In einem Land, in dem fast die Hälfte der Bevölkerung erst nach der Flucht von "Baby Doc" 1986 geboren wurde, ist Fort Dimanche kein Bezugspunkt mehr für Terror und Unterdrückung der Duvalier-Ära. Von dem gefürchteten Gefängnis ist nicht mehr sehr viel erhalten. In den vergangenen Jahren entstand dort ein Slum. Barfüßige Kinder spielen auf dem Gelände mit Plastik- und Holzstücken, unter den Blicken ihrer Eltern, von denen die meisten die Ära Duvalier auch nicht mehr erlebten.

Kaum einer kennt die Bedeutung von Fort Dimanche, und sie schauen ungläubig, wenn man ihnen erzählt, dass es während der Diktatur ein Gefängnis war. Manche glauben, man beziehe sich auf eine Polizeiwache mit dem gleichen fürchterlichen Namen in einem anderen Teil von Port-au-Prince. "Ein Manöver, um das die Erinnerung zu löschen", sagt Duval.

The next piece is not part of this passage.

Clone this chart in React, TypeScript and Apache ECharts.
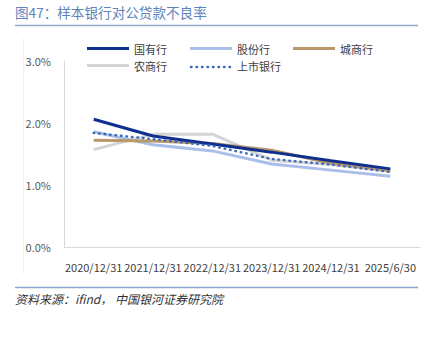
import React, { useEffect, useRef } from "react";
import * as echarts from "echarts";

const categories = ["2020/12/31", "2021/12/31", "2022/12/31", "2023/12/31", "2024/12/31", "2025/6/30"];
const stateOwned = [2.06, 1.79, 1.66, 1.53, 1.39, 1.26];
const jointStock = [1.86, 1.65, 1.55, 1.34, 1.24, 1.14];
const cityBanks = [1.72, 1.71, 1.67, 1.56, 1.35, 1.23];
const ruralBanks = [1.57, 1.82, 1.82, 1.40, 1.33, 1.22];
const listedBanks = [1.84, 1.74, 1.63, 1.42, 1.33, 1.21];
const yTicks = [0, 1, 2, 3];

const FONT = "'Noto Sans CJK SC', 'Noto Sans', sans-serif";

export default function App() {
  const ref = useRef<HTMLDivElement>(null);
  useEffect(() => {
    if (!ref.current) return;
    const chart = echarts.init(ref.current, null, { renderer: "svg" });
    const mk = (name: string, data: number[], color: string, width: number, type: any = "solid", z = 2) => ({
      name,
      type: "line",
      data,
      symbol: "none",
      z,
      lineStyle: { color, width, type, cap: type === "solid" ? "butt" : "round" },
      itemStyle: { color },
    });
    const legendCommon = {
      itemWidth: 42,
      itemHeight: 3,
      itemGap: 23,
      padding: 0,
      icon: "rect",
      textStyle: { fontSize: 11, color: "#404040", fontFamily: FONT },
    };
    chart.setOption({
      animation: false,
      textStyle: { fontFamily: FONT },
      grid: { left: 64, right: 4, top: 61, bottom: 90 },
      legend: [
        { ...legendCommon, left: 87, top: 43, data: ["国有行", "股份行", "城商行"] },
        {
          ...legendCommon,
          left: 87,
          top: 60,
          data: ["农商行", { name: "上市银行", itemStyle: { opacity: 0 } }],
        },
      ],
      xAxis: {
        type: "category",
        data: categories,
        boundaryGap: true,
        axisLine: { show: true, lineStyle: { color: "#d9d9d9", width: 1 } },
        axisTick: { show: false },
        axisLabel: { color: "#404040", fontSize: 11, margin: 14, interval: 0, fontFamily: FONT },
      },
      yAxis: {
        type: "value",
        min: yTicks[0],
        max: yTicks[yTicks.length - 1],
        interval: 1,
        axisLine: { show: true, lineStyle: { color: "#d9d9d9", width: 1 } },
        axisTick: { show: false },
        splitLine: { show: false },
        axisLabel: {
          color: "#595959",
          fontSize: 11,
          margin: 13,
          fontFamily: FONT,
          formatter: (v: number) => v.toFixed(1) + "%",
        },
      },
      series: [
        mk("国有行", stateOwned, "#0f2f8f", 3, "solid", 5),
        mk("股份行", jointStock, "#a9bee8", 3, "solid", 3),
        mk("城商行", cityBanks, "#b9986a", 3, "solid", 4),
        mk("农商行", ruralBanks, "#d4d4d4", 3, "solid", 2),
        mk("上市银行", listedBanks, "#3b68bd", 2.5, [0.5, 5], 6),
      ],
      graphic: [
        {
          type: "text",
          left: 15,
          top: 5,
          style: { text: "图47：样本银行对公贷款不良率", fill: "#6083bb", fontSize: 13.6, fontFamily: FONT },
        },
        { type: "line", shape: { x1: 15, y1: 25.5, x2: 418, y2: 25.5 }, style: { stroke: "#8ea6cf", lineWidth: 1.5 } },
        { type: "line", shape: { x1: 15, y1: 287.5, x2: 418, y2: 287.5 }, style: { stroke: "#8ea6cf", lineWidth: 1.5 } },
        { type: "line", shape: { x1: 23.5, y1: 38, x2: 23.5, y2: 274 }, style: { stroke: "#f2f2f2", lineWidth: 1 } },
        {
          type: "line",
          shape: { x1: 191, y1: 67, x2: 230, y2: 67 },
          style: { stroke: "#3b68bd", lineWidth: 2.5, lineDash: [0.5, 5], lineCap: "round" },
        },
        {
          type: "text",
          left: 15,
          top: 292,
          style: {
            text: "资料来源：ifind， 中国银河证券研究院",
            fill: "#333333",
            fontSize: 12,
            fontStyle: "italic",
            fontFamily: FONT,
          },
        },
      ],
    });
    return () => chart.dispose();
  }, []);
  return <div ref={ref} style={{ width: 424, height: 337, position: "absolute", left: 0, top: 0, background: "#fff" }} />;
}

Aber er erkennt auch, dass seine Generation, die das Duvalier-Regime durchlitten hat, wahrscheinlich ihrer Aufgabe nicht gerecht wurde, die Erinnerung an diese Epoche wach zu halten. "Wir Opfer haben nicht genügend Zeit darauf verwendet, die junge generation zu unterrichten, denn wir waren zu sehr mit unserem Kampf um demokratische Freiräume", sagt er selbstkritisch.